Ideologie mit anderen Mitteln


Verständnis und Missverständnis des Kriegs in der Ukraine


Der russische Angriff auf die Ukraine wird von verschiedenen Seiten als imperialistisch bezeichnet. Auf der 1.-Mai-Kundgebung des DGB in Düsseldorf erklärte Bundeskanzler Olaf Scholz, um Imperialismus handele es sich, wenn „mit Gewalt Grenzen verschoben und Territorien erobert werden“ – eine Definition, die banal ist und wenig zur Analyse der politischen Konstellation beiträgt.
Vor solcher Banalisierung über historische und gesellschaftliche Spezifik hinweg hatte Lenin schon 1917 in seiner Schrift über den „Imperialismus als höchstes Stadium des Kapitalismus“ gewarnt.
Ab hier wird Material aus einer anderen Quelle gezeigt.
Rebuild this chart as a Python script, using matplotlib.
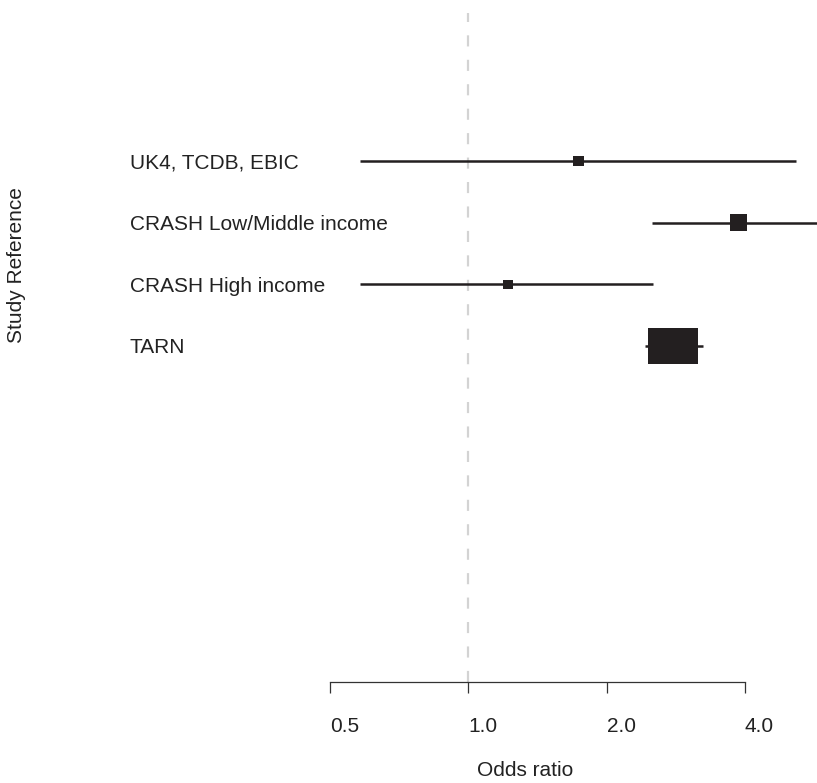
import numpy as np
import matplotlib
matplotlib.use('Agg')
from matplotlib import pyplot as plt
from matplotlib.patches import Rectangle
from matplotlib.transforms import blended_transform_factory

plt.rcParams['font.family'] = ['Liberation Sans', 'DejaVu Sans']

# study data (odds ratio with 95% CI)
studies = ['UK4, TCDB, EBIC', 'CRASH Low/Middle income', 'CRASH High income', 'TARN']
odds = [1.74, 3.87, 1.22, 2.79]
lower = [0.58, 2.51, 0.58, 2.42]
upper = [5.17, 6.50, 2.52, 3.24]
# box size (width in log2 units, height in row units) ~ study weight
box_w = [0.08, 0.12, 0.07, 0.355]
box_h = [0.15, 0.27, 0.15, 0.57]
ticks = [0.5, 1.0, 2.0, 4.0]
tick_labels = ['0.5', '1.0', '2.0', '4.0']

W, H = 817, 783
fig = plt.figure(figsize=(W / 100, H / 100), dpi=100)
ax = fig.add_axes([330 / W, 1 - 682 / H, (W - 330) / W, (682 - 13) / H])
ax.set_xscale('log', base=2)
ax.set_xlim(0.5, 2 ** ((817 - 469) / 138))
ax.set_ylim(-4.45, 6.4)

ink = '#231f20'
txt = '#222222'
ax.axvline(1.0, color='#d3d3d3', lw=1.6, ls=(0, (5, 6)), zorder=0)

lab_tr = blended_transform_factory(fig.transFigure, ax.transData)
ypos = np.arange(len(studies), 0, -1)
for y, name, o, lo, hi, bw, bh in zip(ypos, studies, odds, lower, upper, box_w, box_h):
    ax.plot([lo, hi], [y, y], color=ink, lw=1.8, solid_capstyle='butt')
    x0 = o * 2 ** (-bw / 2)
    x1 = o * 2 ** (bw / 2)
    ax.add_patch(Rectangle((x0, y - bh / 2), x1 - x0, bh, color=ink, lw=0))
    ax.text(130 / W, y - 0.03, name, transform=lab_tr,
            ha='left', va='center', fontsize=15, color=txt)

for s in ['top', 'right', 'left']:
    ax.spines[s].set_visible(False)
ax.spines['bottom'].set_bounds(0.5, 4.0)
ax.spines['bottom'].set_linewidth(0.9)
ax.spines['bottom'].set_color('#333333')
ax.set_yticks([])
ax.set_xticks(ticks)
ax.set_xticklabels(tick_labels, ha='left')
ax.xaxis.set_minor_locator(matplotlib.ticker.NullLocator())
ax.tick_params(axis='x', length=8, width=0.9, color='#333333', pad=17, labelsize=15, labelcolor=txt)

fig.text(525 / W, 1 - 771 / H, 'Odds ratio', ha='center', va='center', fontsize=15, color=txt)
fig.text(17 / W, 1 - 265 / H, 'Study Reference', rotation=90, ha='center', va='center',
         fontsize=15, color=txt)

fig.savefig('out.png', dpi=100)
Für ihn war der Imperialismus die Konsequenz des Konkurrenzkampfes der nationalen Kapitalfraktionen um die letzten vom Kapitalismus unberührten Territorien. Zwischen 1876 und 1900 hätten sich die sechs größten Mächte England, Russland, Frankreich, Deutschland, USA und Japan die Welt quasi aufgeteilt. In dieser Phase sei die Kooperation von Staat und Kapital zum Aufbau der jeweiligen nationalen Industrie und zur Ausbreitung der kapitalistischen Produktionsweise über den Erdball eminent wichtig gewesen. Im Laufe des 20. Jahrhunderts aber behinderten Landesgrenzen, Lohnstandards und Ertragssteuern der westlichen Staaten in zunehmenden Maße die Kapitalakkumulation. Für den britischen Historiker Eric Hobsbawn (1917-2012) war das „Zeitalter des Imperiali smus”, mit dem Ersten Weltkrieg abgeschlossen, ein richtiger Weltmarkt etablierte sich jedoch erst nach dem Zweiten Weltkrieg.